Plumber broke man's skull with hammer
A Dublin plumber broke a man's skull with a claw hammer after he found him in his former partner's bed, a court has heard.
Simon Early (27), of Old Brazil Way, Swords, is to be sentenced later for the attack which left the victim with a 2.7 cm depressed fracture in his skull. He pleaded guilty at Dublin Circuit Criminal Court to assault causing harm to David Griffin at Ashton Rise in Swords on October 22, 2011.
Early's former partner and mother of his child described the incident as a 'moment of madness' which was out of character for him.
Judge Mary Ellen Ring said it could also have been the 'last moment' for the victim, who suffered a very serious head injury and could have died or lost brain function.
She adjourned the case to see if Early is suitable for restorative justice, but warned him a jail sentence is still very much an option.
Garda David Smith told Anne Rowland BL, prosecuting, that Early had gone to the home of his former partner, Bethany Hourigan, to drop off their then two-and-a-half year old daughter.
The court heard that there had been an agreement between the estranged couple that no man would stay over at the house while the child was there.
When Ms. Hourigan opened the door, Early asked her if someone had been in his bed and she replied that there had not.
Early then went upstairs and saw Mr. Griffin in the bed. He went downstairs and came back up wielding a claw hammer. He started swinging the hammer at Mr. Griffin, aiming mostly for his head.

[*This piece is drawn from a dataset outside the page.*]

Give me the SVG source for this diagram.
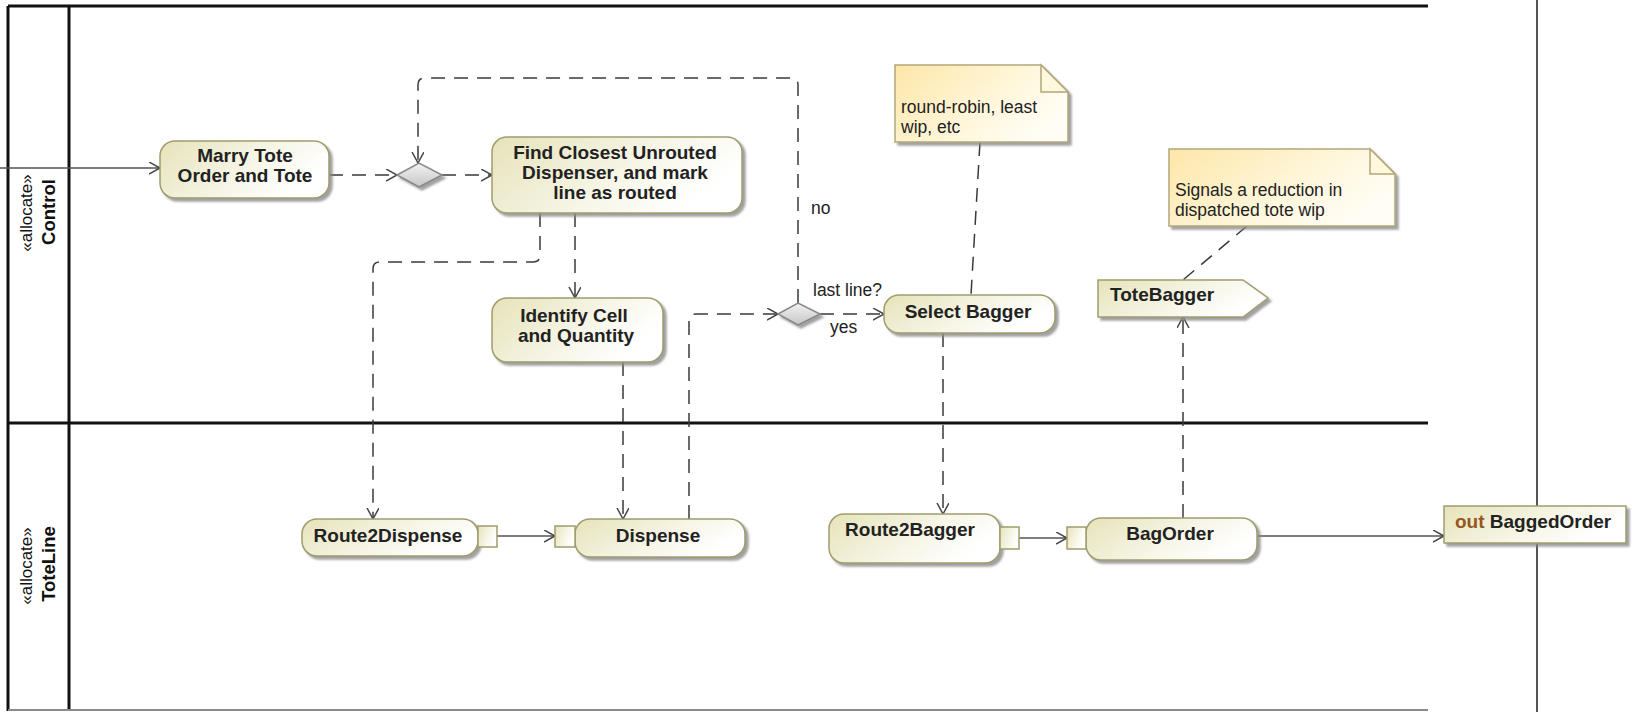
<svg xmlns="http://www.w3.org/2000/svg" width="1645" height="712" viewBox="0 0 1645 712">
<style>
.frame{stroke:#111;stroke-width:3;fill:none}
.node{fill:url(#gNode);stroke:#a09c6e;stroke-width:1.5;filter:url(#sh)}
.pin{fill:url(#gNode);stroke:#a09c6e;stroke-width:1.5}
.note{fill:url(#gNote);stroke:#b3a67a;stroke-width:1.5;filter:url(#sh)}
.fold{fill:#fff8dc;stroke:#b3a67a;stroke-width:1.5}
.dia{fill:url(#gDia);stroke:#888;stroke-width:1.5;filter:url(#sh)}
.t{font-family:"Liberation Sans",Arial,sans-serif;font-weight:bold;font-size:19px;fill:#222;text-anchor:middle}
.r{font-family:"Liberation Sans",Arial,sans-serif;font-size:17.5px;fill:#222}
.lane{font-family:"Liberation Sans",Arial,sans-serif;text-anchor:middle;fill:#111}
.dash{fill:none;stroke:#3a3a3a;stroke-width:1.5;stroke-dasharray:14 9}
.solid{fill:none;stroke:#555;stroke-width:1.5}
.arr{marker-end:url(#ah)}
</style>
<defs>
<linearGradient id="gNode" x1="0" y1="0" x2="1" y2="0.4">
<stop offset="0" stop-color="#e6e3b9"/>
<stop offset="0.6" stop-color="#f6f5e6"/>
<stop offset="1" stop-color="#ffffff"/>
</linearGradient>
<linearGradient id="gNote" x1="0" y1="0" x2="1" y2="0.5">
<stop offset="0" stop-color="#fde6a8"/>
<stop offset="0.6" stop-color="#fff6d8"/>
<stop offset="1" stop-color="#fffdf4"/>
</linearGradient>
<linearGradient id="gDia" x1="0" y1="0" x2="0" y2="1">
<stop offset="0" stop-color="#f2f2f2"/>
<stop offset="1" stop-color="#c6c6c6"/>
</linearGradient>
<filter id="sh" x="-10%" y="-10%" width="130%" height="140%">
<feDropShadow dx="3" dy="3" stdDeviation="1.2" flood-color="#8a8a8a" flood-opacity="0.8"/>
</filter>
<marker id="ah" markerUnits="userSpaceOnUse" markerWidth="14" markerHeight="14" refX="11" refY="6" orient="auto">
<path d="M0,0 L11,6 L0,12" fill="none" stroke="#444" stroke-width="1.5"/>
</marker>
</defs>

<g id="swimlanes">
<path class="frame" d="M8,6 H1428 M8,6 V711 M69,6 V711 M8,423 H1428"/>
<path d="M8,710 H1428" stroke="#8a8a8a" stroke-width="2" fill="none"/>
<path d="M1537,0 V712" stroke="#555" stroke-width="2" fill="none"/>
<text class="lane" font-size="17" transform="translate(32,213) rotate(-90)">«allocate»</text>
<text class="lane" font-size="18.5" font-weight="bold" transform="translate(55,212) rotate(-90)">Control</text>
<text class="lane" font-size="17" transform="translate(32,566) rotate(-90)">«allocate»</text>
<text class="lane" font-size="18.5" font-weight="bold" transform="translate(55,564) rotate(-90)">ToteLine</text>
</g>

<g id="connectors">
<path class="solid arr" d="M0,168 H160"/>
<path class="dash arr" d="M329,175 H397"/>
<path class="dash arr" d="M442,175 H492"/>
<path class="dash arr" d="M798,303 V85 Q798,78 791,78 H425 Q418,78 418,85 V163"/>
<path class="dash arr" d="M575,213 V298"/>
<path class="dash arr" d="M540,213 V255 Q540,262 533,262 H380 Q373,262 373,269 V519"/>
<path class="dash arr" d="M623,362 V519"/>
<path class="dash arr" d="M689,519 V321 Q689,314 696,314 H778"/>
<path class="dash arr" d="M820,314 H884"/>
<path class="solid arr" d="M497,536 H555"/>
<path class="dash arr" d="M943,333 V514"/>
<path class="solid arr" d="M1019,538 H1067"/>
<path class="dash arr" d="M1183,518 V317"/>
<path class="solid arr" d="M1257,536 H1444"/>
<path class="dash" d="M980,142 L971,295"/>
<path class="dash" d="M1247,226 L1183,280"/>
<text class="r" x="811" y="214">no</text>
<text class="r" x="813" y="296">last line?</text>
<text class="r" x="830" y="333">yes</text>
</g>

<g id="marry">
<rect class="node" x="160" y="141" width="169" height="57" rx="15"/>
<text class="t" x="245" y="162">Marry Tote</text>
<text class="t" x="245" y="182">Order and Tote</text>
</g>

<g id="merge">
<polygon class="dia" points="397,175 419,163 442,175 419,187"/>
</g>

<g id="findClosest">
<rect class="node" x="492" y="137" width="250" height="76" rx="15"/>
<text class="t" x="615" y="159">Find Closest Unrouted</text>
<text class="t" x="615" y="179">Dispenser, and mark</text>
<text class="t" x="615" y="199">line as routed</text>
</g>

<g id="identify">
<rect class="node" x="492" y="298" width="171" height="64" rx="15"/>
<text class="t" x="574" y="322">Identify Cell</text>
<text class="t" x="576" y="342">and Quantity</text>
</g>

<g id="decision">
<polygon class="dia" points="778,314 798,303 820,314 798,325"/>
</g>

<g id="selectBagger">
<rect class="node" x="884" y="295" width="171" height="38" rx="15"/>
<text class="t" x="968" y="318">Select Bagger</text>
</g>

<g id="note1">
<path class="note" d="M895,65 H1041 L1068,92 V142 H895 Z"/>
<path class="fold" d="M1041,65 V92 H1068 Z"/>
<text class="r" x="901" y="113" font-size="18">round-robin, least</text>
<text class="r" x="901" y="133" font-size="18">wip, etc</text>
</g>

<g id="note2">
<path class="note" d="M1169,149 H1370 L1395,174 V226 H1169 Z"/>
<path class="fold" d="M1370,149 V174 H1395 Z"/>
<text class="r" x="1175" y="196" font-size="18">Signals a reduction in</text>
<text class="r" x="1175" y="216" font-size="18">dispatched tote wip</text>
</g>

<g id="toteBagger">
<polygon class="node" points="1098,280 1243,280 1268,298 1243,317 1098,317"/>
<text class="t" x="1110" y="301" style="text-anchor:start">ToteBagger</text>
</g>

<g id="route2Dispense">
<rect class="node" x="302" y="519" width="176" height="37" rx="15"/>
<rect class="pin" x="478" y="526" width="19" height="21"/>
<text class="t" x="388" y="542">Route2Dispense</text>
</g>

<g id="dispense">
<rect class="node" x="575" y="519" width="170" height="38" rx="15"/>
<rect class="pin" x="555" y="526" width="20" height="21"/>
<text class="t" x="658" y="542">Dispense</text>
</g>

<g id="route2Bagger">
<rect class="node" x="829" y="514" width="171" height="49" rx="15"/>
<rect class="pin" x="1000" y="527" width="19" height="22"/>
<text class="t" x="910" y="536">Route2Bagger</text>
</g>

<g id="bagOrder">
<rect class="node" x="1086" y="518" width="171" height="42" rx="15"/>
<rect class="pin" x="1067" y="527" width="19" height="22"/>
<text class="t" x="1170" y="540">BagOrder</text>
</g>

<g id="baggedOrder">
<rect class="node" x="1444" y="506" width="182" height="37"/>
<text class="t" x="1455" y="528" style="text-anchor:start"><tspan fill="#94561c">out</tspan> BaggedOrder</text>
</g>
</svg>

Mr. Griffin retreated to the balcony and shouted at Early to relax. He tried to kick the attacker away with both legs, but was backed into the bedroom and fell onto the bed.
The hammer hit his head and Mr. Griffin shouted 'You're going to kill me'. to which Early responded, 'I don't f**king care'.

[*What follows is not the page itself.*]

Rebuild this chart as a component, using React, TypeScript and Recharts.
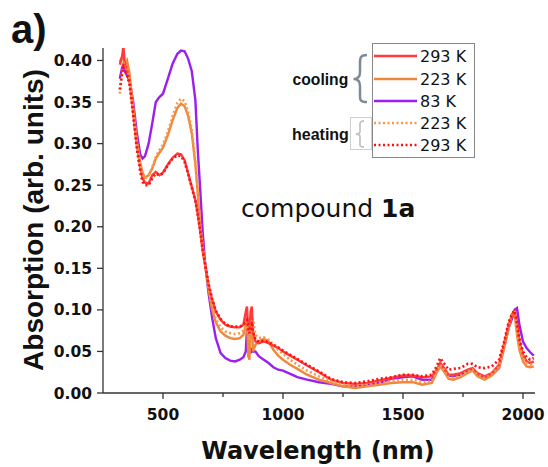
import { LineChart, Line, XAxis, YAxis } from 'recharts';

const wavelengths = [
  320, 330, 335, 340, 350, 360, 375, 390, 405, 415, 425, 440, 455, 470, 485, 500, 520, 540, 560, 575,
  590, 605, 620, 635, 645, 655, 665, 675, 690, 705, 720, 740, 760, 780, 800, 820, 835, 845, 850, 855,
  860, 865, 870, 875, 885, 900, 920, 940, 960, 980, 1000, 1030, 1060, 1100, 1150, 1200, 1250, 1300, 1350, 1400,
  1450, 1500, 1540, 1580, 1620, 1640, 1655, 1670, 1690, 1710, 1740, 1770, 1790, 1810, 1840, 1870, 1900, 1920, 1940, 1955,
  1965, 1975, 1985, 2000, 2015, 2030, 2045,
];

// cooling 293 K
const cool293 = [
  0.395, 0.405, 0.418, 0.398, 0.388, 0.378, 0.34, 0.3, 0.272, 0.258, 0.253, 0.252, 0.262, 0.266, 0.262, 0.265, 0.275, 0.283, 0.288, 0.287,
  0.28, 0.264, 0.248, 0.232, 0.215, 0.195, 0.172, 0.155, 0.13, 0.112, 0.098, 0.088, 0.082, 0.08, 0.079, 0.079, 0.082, 0.098, 0.104, 0.075,
  0.072, 0.098, 0.104, 0.075, 0.062, 0.06, 0.062, 0.06, 0.057, 0.054, 0.05, 0.045, 0.04, 0.033, 0.025, 0.016, 0.012, 0.011, 0.012, 0.015,
  0.018, 0.021, 0.021, 0.019, 0.02, 0.028, 0.036, 0.03, 0.022, 0.022, 0.024, 0.028, 0.03, 0.024, 0.02, 0.024, 0.034, 0.058, 0.082, 0.095,
  0.098, 0.085, 0.062, 0.046, 0.038, 0.036, 0.038,
];

// cooling 223 K
const cool223 = [
  0.398, 0.405, 0.402, 0.395, 0.4, 0.385, 0.345, 0.305, 0.277, 0.265, 0.259, 0.262, 0.27, 0.282, 0.289, 0.295, 0.31, 0.328, 0.343, 0.348,
  0.345, 0.333, 0.312, 0.275, 0.24, 0.2, 0.175, 0.155, 0.125, 0.1, 0.085, 0.074, 0.069, 0.066, 0.065, 0.066, 0.07, 0.082, 0.09, 0.045,
  0.04, 0.085, 0.088, 0.05, 0.058, 0.062, 0.065, 0.062, 0.052, 0.045, 0.04, 0.034, 0.029, 0.022, 0.016, 0.012, 0.008, 0.006, 0.008, 0.01,
  0.012, 0.013, 0.013, 0.01, 0.012, 0.024, 0.032, 0.026, 0.017, 0.016, 0.019, 0.024, 0.027, 0.02, 0.016, 0.021, 0.03, 0.052, 0.078, 0.095,
  0.096, 0.07, 0.052, 0.038, 0.032, 0.031, 0.032,
];

// cooling 83 K
const cool83 = [
  0.378, 0.392, 0.395, 0.388, 0.382, 0.376, 0.352, 0.315, 0.287, 0.282, 0.285, 0.3, 0.324, 0.35, 0.356, 0.36, 0.378, 0.396, 0.408, 0.412,
  0.411, 0.402, 0.387, 0.352, 0.292, 0.245, 0.195, 0.158, 0.12, 0.09, 0.066, 0.048, 0.042, 0.039, 0.038, 0.04, 0.043, 0.05, 0.078, 0.08,
  0.06, 0.048, 0.052, 0.05, 0.05, 0.044, 0.04, 0.036, 0.031, 0.028, 0.027, 0.023, 0.019, 0.016, 0.013, 0.011, 0.008, 0.008, 0.009, 0.012,
  0.017, 0.019, 0.02, 0.016, 0.016, 0.026, 0.036, 0.03, 0.021, 0.02, 0.022, 0.027, 0.029, 0.022, 0.017, 0.022, 0.03, 0.055, 0.078, 0.09,
  0.1, 0.102, 0.082, 0.062, 0.054, 0.049, 0.045,
];

// heating 223 K
const heat223 = [
  0.36, 0.388, 0.398, 0.392, 0.392, 0.38, 0.342, 0.302, 0.274, 0.263, 0.258, 0.262, 0.271, 0.284, 0.292, 0.299, 0.314, 0.333, 0.349, 0.354,
  0.351, 0.338, 0.317, 0.279, 0.243, 0.203, 0.177, 0.157, 0.127, 0.104, 0.089, 0.079, 0.074, 0.072, 0.071, 0.072, 0.075, 0.08, 0.084, 0.07,
  0.064, 0.08, 0.086, 0.088, 0.07, 0.066, 0.067, 0.064, 0.058, 0.052, 0.047, 0.04, 0.034, 0.027, 0.02, 0.014, 0.01, 0.008, 0.01, 0.012,
  0.014, 0.016, 0.016, 0.013, 0.014, 0.026, 0.034, 0.028, 0.019, 0.018, 0.021, 0.026, 0.028, 0.022, 0.018, 0.023, 0.032, 0.055, 0.082, 0.097,
  0.097, 0.074, 0.056, 0.042, 0.036, 0.034, 0.035,
];

// heating 293 K
const heat293 = [
  0.365, 0.385, 0.392, 0.388, 0.382, 0.372, 0.336, 0.296, 0.266, 0.254, 0.25, 0.25, 0.258, 0.264, 0.262, 0.264, 0.274, 0.282, 0.286, 0.285,
  0.278, 0.263, 0.247, 0.231, 0.214, 0.195, 0.173, 0.156, 0.131, 0.113, 0.099, 0.089, 0.083, 0.08, 0.08, 0.08, 0.082, 0.086, 0.088, 0.08,
  0.072, 0.078, 0.082, 0.074, 0.064, 0.062, 0.063, 0.061, 0.058, 0.055, 0.051, 0.046, 0.041, 0.034, 0.026, 0.017, 0.013, 0.012, 0.014, 0.017,
  0.019, 0.022, 0.022, 0.02, 0.022, 0.032, 0.042, 0.036, 0.028, 0.029, 0.03, 0.035, 0.035, 0.031, 0.03, 0.032, 0.04, 0.06, 0.085, 0.096,
  0.099, 0.084, 0.066, 0.05, 0.043, 0.04, 0.042,
];

const xMajor = [500, 1000, 1500, 2000];
const xTicks = [500, 750, 1000, 1250, 1500, 1750, 2000];
const yMajor = [0, 0.05, 0.1, 0.15, 0.2, 0.25, 0.3, 0.35, 0.4];
const yTicks = [0, 0.025, 0.05, 0.075, 0.1, 0.125, 0.15, 0.175, 0.2, 0.225, 0.25, 0.275, 0.3, 0.325, 0.35, 0.375, 0.4];

const RED = '#ff3b3b';
const ORANGE = '#f0873a';
const PURPLE = '#9a1ff0';
const RED_DOT = '#ff1010';
const ORANGE_DOT = '#f59a4c';

const legendRows = [
  { label: '293 K', color: RED, dash: undefined },
  { label: '223 K', color: ORANGE, dash: undefined },
  { label: '83 K', color: PURPLE, dash: undefined },
  { label: '223 K', color: ORANGE_DOT, dash: '2 2.5' },
  { label: '293 K', color: RED_DOT, dash: '2 2.5' },
];

const data = wavelengths.map((w, i) => ({
  w,
  c293: cool293[i],
  c223: cool223[i],
  c83: cool83[i],
  h223: heat223[i],
  h293: heat293[i],
}));

const tickFont = { fontFamily: 'DejaVu Sans', fontWeight: 700, fontSize: 15.5, fill: '#111' };

function XTick(props: any) {
  const { x, y, payload } = props;
  const major = xMajor.includes(payload.value);
  return (
    <g>
      <line x1={x} x2={x} y1={y} y2={y + (major ? 6 : 4)} stroke="#333" strokeWidth={1.3} />
      {major && (
        <text x={x} y={y + 26.5} textAnchor="middle" {...tickFont}>
          {payload.value}
        </text>
      )}
    </g>
  );
}

function YTick(props: any) {
  const { x, y, payload } = props;
  const major = yMajor.some((v) => Math.abs(v - payload.value) < 1e-6);
  return (
    <g>
      <line x1={x - (major ? 6 : 4)} x2={x} y1={y} y2={y} stroke="#333" strokeWidth={1.3} />
      {major && (
        <text x={x - 11} y={y + 5.6} textAnchor="end" {...tickFont}>
          {payload.value.toFixed(2)}
        </text>
      )}
    </g>
  );
}

export default function App() {
  const rowY = [56, 79, 101, 123, 145];
  return (
    <div style={{ position: 'relative', width: 548, height: 467, background: '#fff' }}>
      <style>{'body{margin:0}'}</style>
      <LineChart width={548} height={467} data={data} margin={{ top: 48, right: 13, bottom: 0, left: 0 }}>
        <XAxis
          dataKey="w"
          type="number"
          domain={[250, 2050]}
          ticks={xTicks}
          allowDataOverflow
          height={74}
          tickSize={0}
          tickMargin={0}
          tickLine={false}
          tick={<XTick />}
          axisLine={{ stroke: '#333', strokeWidth: 1.3 }}
        />
        <YAxis
          type="number"
          domain={[0, 0.415]}
          ticks={yTicks}
          allowDataOverflow
          width={103}
          tickSize={0}
          tickMargin={0}
          tickLine={false}
          tick={<YTick />}
          axisLine={{ stroke: '#333', strokeWidth: 1.3 }}
        />
        <Line dataKey="c83" stroke={PURPLE} strokeWidth={2.4} dot={false} isAnimationActive={false} />
        <Line dataKey="c223" stroke={ORANGE} strokeWidth={2.4} dot={false} isAnimationActive={false} />
        <Line dataKey="c293" stroke={RED} strokeWidth={2.4} dot={false} isAnimationActive={false} />
        <Line dataKey="h223" stroke={ORANGE_DOT} strokeWidth={2.6} strokeDasharray="2 2.5" dot={false} isAnimationActive={false} />
        <Line dataKey="h293" stroke={RED_DOT} strokeWidth={2.6} strokeDasharray="2 2.5" dot={false} isAnimationActive={false} />
      </LineChart>
      <svg width={548} height={467} style={{ position: 'absolute', left: 0, top: 0, pointerEvents: 'none' }}>
        <text x={11} y={43} fontFamily="Liberation Sans" fontWeight={700} fontSize={40} fill="#111">
          a)
        </text>
        <text
          transform="translate(43,220) rotate(-90)"
          textAnchor="middle"
          fontFamily="Liberation Sans"
          fontWeight={700}
          fontSize={28}
          fill="#111"
        >
          Absorption (arb. units)
        </text>
        <text x={318} y={459} textAnchor="middle" fontFamily="DejaVu Sans" fontWeight={700} fontSize={24} fill="#111">
          Wavelength (nm)
        </text>
        <text x={241} y={217} fontFamily="DejaVu Sans" fontSize={25} fill="#111">
          compound <tspan fontWeight={700}>1a</tspan>
        </text>

        {/* legend */}
        <rect x={372.5} y={43.5} width={102} height={114} fill="#fff" stroke="#888" strokeWidth={1} />
        {legendRows.map((r, i) => (
          <g key={i}>
            <line x1={374} x2={417} y1={rowY[i]} y2={rowY[i]} stroke={r.color} strokeWidth={2.5} strokeDasharray={r.dash} />
            <text x={420} y={rowY[i] + 6} fontFamily="DejaVu Sans" fontSize={16} fill="#111">
              {r.label}
            </text>
          </g>
        ))}
        <text x={292.5} y={84.5} fontFamily="Liberation Sans" fontWeight={700} fontSize={15.7} fill="#111">
          cooling
        </text>
        <path
          d="M 367 55 C 359 55 360 60 360 66 L 360 72 C 360 77 357 79 353.5 79 C 357 79 360 81 360 86 L 360 93 C 360 99 359 102 367 102"
          fill="none"
          stroke="#7d8b99"
          strokeWidth={2.5}
        />
        <text x={292} y={140} fontFamily="Liberation Sans" fontWeight={700} fontSize={16} fill="#111">
          heating
        </text>
        <rect x={350.5} y={117.5} width={21} height={32} fill="none" stroke="#cfcfcf" strokeWidth={1} />
        <path
          d="M 364 121 C 359 121 360 124 360 128 L 360 131 C 360 133 358 134 356 134 C 358 134 360 135 360 137 L 360 141 C 360 145 359 147 364 147"
          fill="none"
          stroke="#c4c4c4"
          strokeWidth={1.8}
        />
      </svg>
    </div>
  );
}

There was blood pouring down Mr. Griffin's face and Early kept hitting his head, before he ran off shouting 'I'll deal with you again, Griffo'.
A medical report confirmed a fracture to Mr. Griffin's skull causing a depressed fragment of bone 2.7 cm long.
Initially, Mr. Griffin did not want to pursue the matter but he made a statement to gardaí about a month later. Shortly afterwards he went to live in Australia.
He gave a victim impact statement over the phone to gardaí, saying he was fearful for the future in relation the long-effects of his skull fracture. He also said he was nervous around people in certain situations.
Mr. Griffin told gardaí he was not keen for a custodial sentence to be imposed on Early as he was the father of a young child.
Early has four minor previous convictions, all public order offences
John Fitzgerald BL, defending, said his client told gardaí there had been an 'altercation' after he arrived at the house to drop off his daughter.
He considered the fact that there was a man in the house a breach of the agreement he had made with the mother of his child.
Letters were handed to the court from members of the local GAA team where Early plays, describing him as someone whom other players look up to and respect.
Early's mother and the mother of his former partner, described him as a very good father.
The court heard that he is an unemployed plumber but has borrowed €2,000 as a gesture of remorse for his victim.
Judge Ring ordered the money to be released to the victim and put the matter back for sentence on June 4.